0

I'm writing an assembler for a language I'm making up as I go along, and I'm parsing labels.

Labels start with an octothorpe, and end with a whitespace character, so as I parse, if I encounter an #, I call my make_label function.

make_label looks something like:

uint32_t make_label(FILE f) {

  uint8_t i=0;
  char c;
  char buffer[64];
  while ( (c = fgetc(f)) != ' ') {
    buffer[i++] = c;
  }
  
  // Do thing with label
  return 1
}

There's a bit more to it, but that's the general gist. There's a bug as written, which uncovered some weird behaviour I don't quite understand.

I forgot to '\0' terminate the buffer. When I examined the labels, given an input like:

#start
...
#loop
...
#ignore
...
#end
...

I would see the labels:

start
loopt
ignore
endore

The buffer variable was keeping its value between calls.

I'm not sure it really matters, because I realise I should have been adding the null terminator, but I was curious as to why this is happening? I was using printf to output the buffer, and it didn't seem to care that there was no terminator, which is why I didn't notice immediately.

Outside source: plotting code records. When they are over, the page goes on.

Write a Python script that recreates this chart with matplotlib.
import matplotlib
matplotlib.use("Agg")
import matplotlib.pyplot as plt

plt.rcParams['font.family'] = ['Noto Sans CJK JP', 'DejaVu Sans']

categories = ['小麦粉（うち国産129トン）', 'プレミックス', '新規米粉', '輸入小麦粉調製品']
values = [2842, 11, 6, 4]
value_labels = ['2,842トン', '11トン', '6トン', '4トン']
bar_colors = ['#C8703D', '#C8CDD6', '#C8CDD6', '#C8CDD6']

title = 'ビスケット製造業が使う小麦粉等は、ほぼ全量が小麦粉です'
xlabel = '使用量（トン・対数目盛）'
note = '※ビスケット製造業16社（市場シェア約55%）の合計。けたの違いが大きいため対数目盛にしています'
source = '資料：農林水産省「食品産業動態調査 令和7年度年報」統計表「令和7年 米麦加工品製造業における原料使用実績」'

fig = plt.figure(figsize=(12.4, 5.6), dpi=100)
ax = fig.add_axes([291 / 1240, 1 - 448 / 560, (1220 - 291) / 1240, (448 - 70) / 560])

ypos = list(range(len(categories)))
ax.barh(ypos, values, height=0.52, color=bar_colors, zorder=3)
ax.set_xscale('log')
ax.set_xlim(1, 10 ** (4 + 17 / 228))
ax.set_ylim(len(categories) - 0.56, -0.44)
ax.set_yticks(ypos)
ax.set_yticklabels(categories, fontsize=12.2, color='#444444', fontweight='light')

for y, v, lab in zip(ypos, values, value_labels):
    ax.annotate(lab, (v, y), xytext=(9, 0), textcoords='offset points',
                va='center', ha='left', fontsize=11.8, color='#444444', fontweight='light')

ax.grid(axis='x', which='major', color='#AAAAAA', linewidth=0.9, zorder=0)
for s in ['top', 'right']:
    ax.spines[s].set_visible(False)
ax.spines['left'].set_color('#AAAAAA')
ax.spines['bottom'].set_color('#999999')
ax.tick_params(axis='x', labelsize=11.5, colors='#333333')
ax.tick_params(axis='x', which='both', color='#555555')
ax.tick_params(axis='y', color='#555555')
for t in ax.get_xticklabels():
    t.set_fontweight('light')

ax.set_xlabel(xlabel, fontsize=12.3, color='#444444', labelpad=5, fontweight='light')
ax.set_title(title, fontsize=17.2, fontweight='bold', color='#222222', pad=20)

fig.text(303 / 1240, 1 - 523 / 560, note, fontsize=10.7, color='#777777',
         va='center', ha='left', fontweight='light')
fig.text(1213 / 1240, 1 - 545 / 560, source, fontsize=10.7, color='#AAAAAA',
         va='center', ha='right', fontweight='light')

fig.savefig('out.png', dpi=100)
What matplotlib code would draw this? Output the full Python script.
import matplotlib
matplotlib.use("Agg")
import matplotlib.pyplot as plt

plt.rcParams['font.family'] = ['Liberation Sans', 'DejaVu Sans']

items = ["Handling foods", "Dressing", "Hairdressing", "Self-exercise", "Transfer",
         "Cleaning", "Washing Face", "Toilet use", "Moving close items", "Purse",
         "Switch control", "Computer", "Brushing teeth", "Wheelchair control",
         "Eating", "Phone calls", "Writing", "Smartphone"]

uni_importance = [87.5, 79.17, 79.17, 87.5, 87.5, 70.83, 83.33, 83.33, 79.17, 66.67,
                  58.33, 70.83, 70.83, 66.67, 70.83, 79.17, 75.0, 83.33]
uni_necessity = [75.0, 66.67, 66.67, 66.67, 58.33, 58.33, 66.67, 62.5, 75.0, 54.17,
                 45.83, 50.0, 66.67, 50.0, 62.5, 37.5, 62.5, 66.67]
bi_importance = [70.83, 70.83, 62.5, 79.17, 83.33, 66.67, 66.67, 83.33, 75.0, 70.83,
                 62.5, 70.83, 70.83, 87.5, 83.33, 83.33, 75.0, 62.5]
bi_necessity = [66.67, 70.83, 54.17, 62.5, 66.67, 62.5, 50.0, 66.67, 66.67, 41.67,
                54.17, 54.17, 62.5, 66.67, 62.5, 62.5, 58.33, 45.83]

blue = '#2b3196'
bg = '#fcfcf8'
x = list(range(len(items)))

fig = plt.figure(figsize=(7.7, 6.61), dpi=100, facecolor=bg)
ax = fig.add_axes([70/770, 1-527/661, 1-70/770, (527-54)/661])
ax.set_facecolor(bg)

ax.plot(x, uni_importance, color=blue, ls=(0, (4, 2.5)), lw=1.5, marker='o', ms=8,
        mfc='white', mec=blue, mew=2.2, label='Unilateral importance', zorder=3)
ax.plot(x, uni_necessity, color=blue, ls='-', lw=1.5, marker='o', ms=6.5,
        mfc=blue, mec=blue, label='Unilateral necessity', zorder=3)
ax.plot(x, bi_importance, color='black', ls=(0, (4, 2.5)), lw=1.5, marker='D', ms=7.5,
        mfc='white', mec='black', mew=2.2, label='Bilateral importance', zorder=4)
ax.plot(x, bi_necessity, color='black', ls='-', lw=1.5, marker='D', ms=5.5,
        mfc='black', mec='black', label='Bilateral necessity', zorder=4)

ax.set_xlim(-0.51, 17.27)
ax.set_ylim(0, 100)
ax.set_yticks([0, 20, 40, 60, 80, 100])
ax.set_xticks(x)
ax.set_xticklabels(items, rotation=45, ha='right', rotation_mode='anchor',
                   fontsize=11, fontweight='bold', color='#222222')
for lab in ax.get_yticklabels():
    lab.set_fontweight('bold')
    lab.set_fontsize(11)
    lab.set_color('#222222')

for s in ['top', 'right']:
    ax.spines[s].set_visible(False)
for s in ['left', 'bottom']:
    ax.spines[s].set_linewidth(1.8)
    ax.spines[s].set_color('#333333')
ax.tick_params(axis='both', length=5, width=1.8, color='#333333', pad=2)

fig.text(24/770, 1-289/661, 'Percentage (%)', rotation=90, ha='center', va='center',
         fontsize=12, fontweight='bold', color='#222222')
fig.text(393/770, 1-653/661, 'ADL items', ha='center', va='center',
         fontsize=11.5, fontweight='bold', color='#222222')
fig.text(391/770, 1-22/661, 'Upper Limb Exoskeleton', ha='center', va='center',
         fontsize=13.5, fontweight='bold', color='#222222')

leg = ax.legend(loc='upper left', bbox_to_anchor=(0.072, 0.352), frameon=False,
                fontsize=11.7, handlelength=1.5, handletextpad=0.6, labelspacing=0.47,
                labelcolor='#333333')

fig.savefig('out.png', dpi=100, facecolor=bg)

Is this all just dumb luck? The array as declared just happened to be zeroed, and each call just happened to allocate the same block on the stack?

MalphasWats
  • 3,255
  • 6
  • 34
  • 40
  • 2
    Undefined behavior (reading uninitialized values), so you shouldn't spend too much time worrying about it. What's probably happening is that your calls to `make_label` are at the same depth in the stack, nothing is overwriting this shared stack, and the data is still there. It's easier to leave on the stack than zero out. This behavior could change with the next compiler version, or if you use different flags, or run on a different system. If there's a security or privacy concern, then you'd want to sanitize the stack before returning. – JohnFilleau Feb 05 '23 at 15:47
  • 1
    It doesn't "persist". It just didn't get stomped on. – Andrew Henle Feb 05 '23 at 15:47
  • Stack variables pick up whatever garbage happens to be on the stack when they're allocated. If you're calling the same function, and nothing else overwrote the stack in between, then it *may* contain some or all of the data from the previous call. But you can't rely on that. In any case, it's not particularly interesting, and certainly not mysterious. Garbage is garbage. – Tom Karzes Feb 05 '23 at 15:49
  • (a) That is lifetime, not scope. An object defined inside a block (the body of a function definition is one block, and there are others) without a storage-class specifier has automatic storage duration. (b) The identifier `buffer` has block scope, not function scope. (Only `goto` labels have function scope.) (c) Lifetime is the period of time that memory is **reserved** for an object. When your function exits, the memory for `buffer` is no longer reserved. When your function is called again in the same circumstances, the program reuses memory it used before, simply because that is simple… – Eric Postpischil Feb 05 '23 at 16:16
  • 1
    … So the data is still there. This is simply memory remembering things, which is what memory does. That explains the observed behavior. (You cannot rely on that behavior if any aspect of the circumstances changes.) – Eric Postpischil Feb 05 '23 at 16:16
  • 1
    Obligatory link to a [classic SO analogy about a previously-rented hotel room](https://stackoverflow.com/questions/6441218#6445794). – Steve Summit Feb 09 '23 at 14:45
  • @SteveSummit Reading that makes everything seem stupidly obvious. Thank you. – MalphasWats Feb 20 '23 at 15:11

1 Answers1

1

Is this all just dumb luck? The array as declared just happened to be zeroed, and each call just happened to allocate the same block on the stack?

Yep, seems like it!

To address both parts of the question:

The array as declared just happened to be zeroed

This is not so surprising. According to my vague memories of contemporary operating system design, backed up by these other stack overflow answers in Kernel zeroes memory?, all memory in a page will be zeroed to begin with, for security reasons. So if you haven't touched that part of the stack before, it will probably be 0. (Do not rely on this.)

and each call just happened to allocate the same block on the stack

This is not so surprising. Each call to this function allocates the same size block on the stack every time. Furthermore, in your example it seems like every time you call the function you aren't in the middle of parsing anything else, which implies you aren't in the middle of calling any other functions, so there's nothing else on the stack that would add an offset to this call, and thus the block is always allocated in the same place.

That's just my intuition about what's happening; you can experiment to see if it matches reality.